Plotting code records
--------

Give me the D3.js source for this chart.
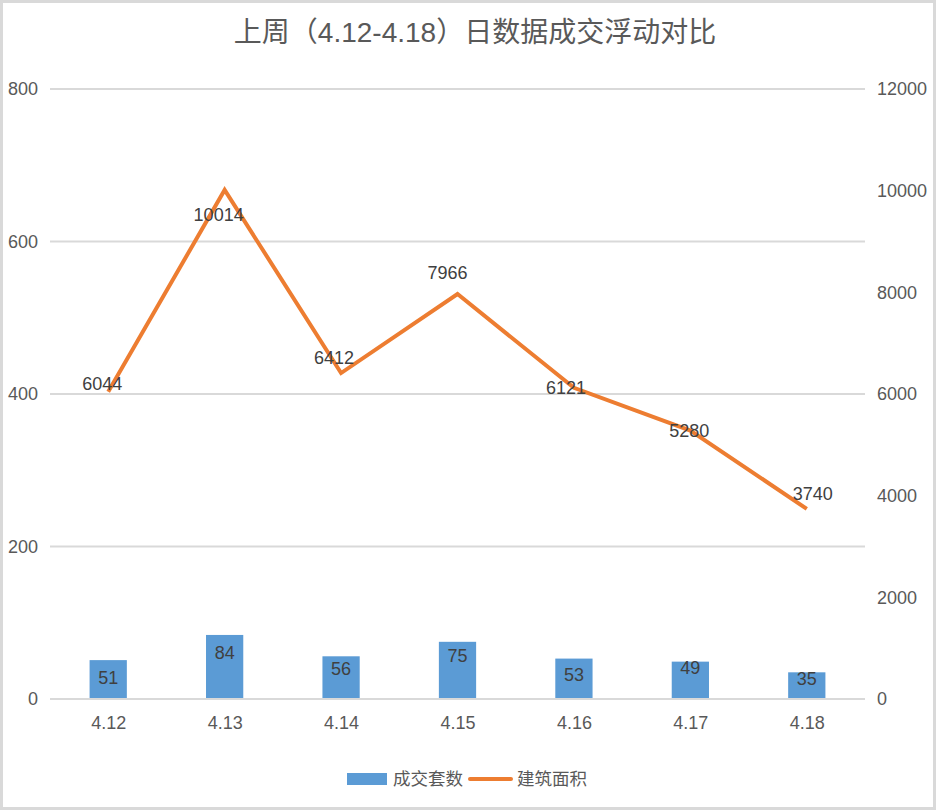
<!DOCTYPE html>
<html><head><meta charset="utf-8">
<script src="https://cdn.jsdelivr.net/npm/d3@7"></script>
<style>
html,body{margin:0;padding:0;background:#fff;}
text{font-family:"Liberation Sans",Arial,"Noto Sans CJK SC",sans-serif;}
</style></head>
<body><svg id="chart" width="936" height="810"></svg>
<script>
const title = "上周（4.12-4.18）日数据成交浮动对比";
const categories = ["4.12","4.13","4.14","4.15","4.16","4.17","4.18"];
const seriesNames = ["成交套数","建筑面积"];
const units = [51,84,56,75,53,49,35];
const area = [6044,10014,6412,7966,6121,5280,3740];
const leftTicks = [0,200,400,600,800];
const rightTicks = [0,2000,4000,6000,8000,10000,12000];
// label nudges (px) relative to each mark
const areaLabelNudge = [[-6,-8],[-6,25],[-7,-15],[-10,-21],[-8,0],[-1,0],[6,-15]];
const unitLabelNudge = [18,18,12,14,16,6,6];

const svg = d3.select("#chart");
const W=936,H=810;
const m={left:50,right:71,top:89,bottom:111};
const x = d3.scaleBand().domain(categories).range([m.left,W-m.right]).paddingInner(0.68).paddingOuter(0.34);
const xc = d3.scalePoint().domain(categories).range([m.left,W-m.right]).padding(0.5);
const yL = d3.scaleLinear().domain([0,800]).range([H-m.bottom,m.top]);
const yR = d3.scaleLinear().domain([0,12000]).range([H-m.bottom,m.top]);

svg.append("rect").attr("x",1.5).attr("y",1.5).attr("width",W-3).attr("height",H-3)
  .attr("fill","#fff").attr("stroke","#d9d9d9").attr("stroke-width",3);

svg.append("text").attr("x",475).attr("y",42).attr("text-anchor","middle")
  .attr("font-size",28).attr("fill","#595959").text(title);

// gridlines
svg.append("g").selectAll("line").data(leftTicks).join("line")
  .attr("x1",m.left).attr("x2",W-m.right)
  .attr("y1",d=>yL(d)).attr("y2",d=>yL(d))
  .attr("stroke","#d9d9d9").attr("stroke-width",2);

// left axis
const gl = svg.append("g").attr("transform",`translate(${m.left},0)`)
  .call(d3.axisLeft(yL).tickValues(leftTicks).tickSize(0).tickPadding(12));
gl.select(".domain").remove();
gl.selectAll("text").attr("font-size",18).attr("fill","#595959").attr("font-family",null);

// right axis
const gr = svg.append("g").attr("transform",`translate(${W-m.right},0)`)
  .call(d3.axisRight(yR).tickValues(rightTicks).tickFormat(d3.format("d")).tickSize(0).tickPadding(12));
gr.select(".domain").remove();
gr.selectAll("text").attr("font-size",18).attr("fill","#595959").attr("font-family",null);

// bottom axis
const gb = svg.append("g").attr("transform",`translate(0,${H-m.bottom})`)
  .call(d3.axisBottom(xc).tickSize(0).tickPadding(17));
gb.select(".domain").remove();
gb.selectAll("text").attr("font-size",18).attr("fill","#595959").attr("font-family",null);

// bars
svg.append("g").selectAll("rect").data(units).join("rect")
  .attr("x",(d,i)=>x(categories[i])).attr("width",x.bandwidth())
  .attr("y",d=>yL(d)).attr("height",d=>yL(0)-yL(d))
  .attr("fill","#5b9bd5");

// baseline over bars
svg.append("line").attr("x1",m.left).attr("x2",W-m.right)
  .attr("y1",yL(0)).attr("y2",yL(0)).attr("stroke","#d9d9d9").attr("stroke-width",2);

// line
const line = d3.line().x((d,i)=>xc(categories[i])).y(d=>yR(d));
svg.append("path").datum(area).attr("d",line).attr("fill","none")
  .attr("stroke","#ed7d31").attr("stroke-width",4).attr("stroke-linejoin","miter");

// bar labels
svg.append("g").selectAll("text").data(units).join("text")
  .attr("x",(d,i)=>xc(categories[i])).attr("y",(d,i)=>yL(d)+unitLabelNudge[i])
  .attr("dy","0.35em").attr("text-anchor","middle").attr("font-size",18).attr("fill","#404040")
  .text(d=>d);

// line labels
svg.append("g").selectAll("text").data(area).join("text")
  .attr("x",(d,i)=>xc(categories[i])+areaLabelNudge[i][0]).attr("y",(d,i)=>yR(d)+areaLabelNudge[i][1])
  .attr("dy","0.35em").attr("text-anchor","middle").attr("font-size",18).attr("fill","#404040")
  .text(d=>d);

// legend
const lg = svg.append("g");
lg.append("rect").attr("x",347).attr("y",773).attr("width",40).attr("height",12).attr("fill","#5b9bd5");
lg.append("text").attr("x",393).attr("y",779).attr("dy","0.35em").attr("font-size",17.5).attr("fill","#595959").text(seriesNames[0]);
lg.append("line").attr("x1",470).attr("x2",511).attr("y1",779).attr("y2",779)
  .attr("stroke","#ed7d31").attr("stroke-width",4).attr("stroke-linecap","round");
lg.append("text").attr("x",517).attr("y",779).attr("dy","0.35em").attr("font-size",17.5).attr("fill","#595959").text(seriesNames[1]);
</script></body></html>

--------

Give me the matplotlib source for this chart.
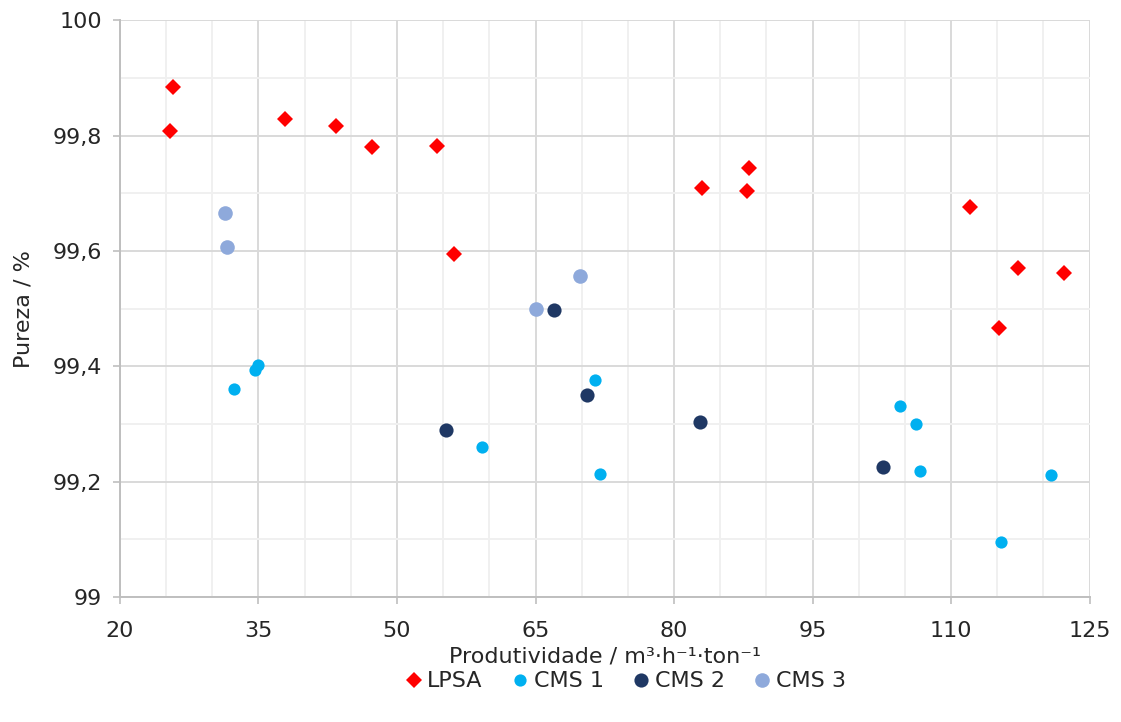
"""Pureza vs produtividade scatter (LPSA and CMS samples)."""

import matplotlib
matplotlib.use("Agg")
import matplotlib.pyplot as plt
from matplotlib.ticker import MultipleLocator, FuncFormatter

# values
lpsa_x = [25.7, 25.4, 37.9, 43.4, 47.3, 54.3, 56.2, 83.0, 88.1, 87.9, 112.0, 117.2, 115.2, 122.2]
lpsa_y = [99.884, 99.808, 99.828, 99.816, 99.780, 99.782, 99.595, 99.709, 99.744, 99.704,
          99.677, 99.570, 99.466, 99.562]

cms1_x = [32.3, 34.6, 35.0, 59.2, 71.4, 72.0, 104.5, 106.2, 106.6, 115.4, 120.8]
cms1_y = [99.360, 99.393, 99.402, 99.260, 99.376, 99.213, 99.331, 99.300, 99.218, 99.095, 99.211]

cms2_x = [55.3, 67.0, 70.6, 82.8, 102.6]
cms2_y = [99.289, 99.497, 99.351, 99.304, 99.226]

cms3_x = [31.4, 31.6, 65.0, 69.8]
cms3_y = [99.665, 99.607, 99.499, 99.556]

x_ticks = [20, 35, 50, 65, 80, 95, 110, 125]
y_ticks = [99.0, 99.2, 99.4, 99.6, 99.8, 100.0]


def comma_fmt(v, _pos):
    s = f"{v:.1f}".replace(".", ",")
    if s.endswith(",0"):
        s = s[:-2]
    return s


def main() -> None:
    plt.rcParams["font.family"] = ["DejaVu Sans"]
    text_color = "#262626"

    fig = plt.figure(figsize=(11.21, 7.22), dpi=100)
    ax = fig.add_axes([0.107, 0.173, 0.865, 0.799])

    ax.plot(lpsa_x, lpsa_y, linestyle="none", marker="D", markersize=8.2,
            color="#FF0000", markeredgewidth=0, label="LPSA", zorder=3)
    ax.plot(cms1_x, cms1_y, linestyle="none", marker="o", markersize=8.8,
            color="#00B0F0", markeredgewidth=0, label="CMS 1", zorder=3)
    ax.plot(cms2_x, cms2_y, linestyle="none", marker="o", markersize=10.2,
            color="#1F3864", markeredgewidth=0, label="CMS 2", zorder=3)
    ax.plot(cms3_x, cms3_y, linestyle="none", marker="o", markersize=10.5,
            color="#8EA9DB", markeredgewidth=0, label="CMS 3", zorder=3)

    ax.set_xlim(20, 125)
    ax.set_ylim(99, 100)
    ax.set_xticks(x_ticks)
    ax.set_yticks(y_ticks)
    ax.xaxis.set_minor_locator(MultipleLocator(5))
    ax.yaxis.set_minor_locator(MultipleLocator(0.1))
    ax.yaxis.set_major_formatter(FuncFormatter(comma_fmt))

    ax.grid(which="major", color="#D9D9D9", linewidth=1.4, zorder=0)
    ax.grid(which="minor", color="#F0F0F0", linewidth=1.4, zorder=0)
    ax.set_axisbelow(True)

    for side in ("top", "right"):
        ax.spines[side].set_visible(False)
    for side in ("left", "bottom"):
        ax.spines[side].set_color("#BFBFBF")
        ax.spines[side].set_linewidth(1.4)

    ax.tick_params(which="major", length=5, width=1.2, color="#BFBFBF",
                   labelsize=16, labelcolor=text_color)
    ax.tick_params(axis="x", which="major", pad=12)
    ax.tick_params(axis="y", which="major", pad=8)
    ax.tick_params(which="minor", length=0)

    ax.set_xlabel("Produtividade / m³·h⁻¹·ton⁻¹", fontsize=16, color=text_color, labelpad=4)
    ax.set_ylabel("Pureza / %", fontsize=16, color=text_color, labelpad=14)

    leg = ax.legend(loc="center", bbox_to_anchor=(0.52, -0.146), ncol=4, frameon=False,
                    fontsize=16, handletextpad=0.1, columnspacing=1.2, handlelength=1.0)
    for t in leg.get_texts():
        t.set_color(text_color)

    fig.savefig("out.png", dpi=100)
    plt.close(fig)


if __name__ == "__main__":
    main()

--------

## GOAL OF THE EXERCISE
Pull out every line in the data above that has the word "source".

## WORKED ANSWER
Give me the D3.js source for this chart.
Give me the matplotlib source for this chart.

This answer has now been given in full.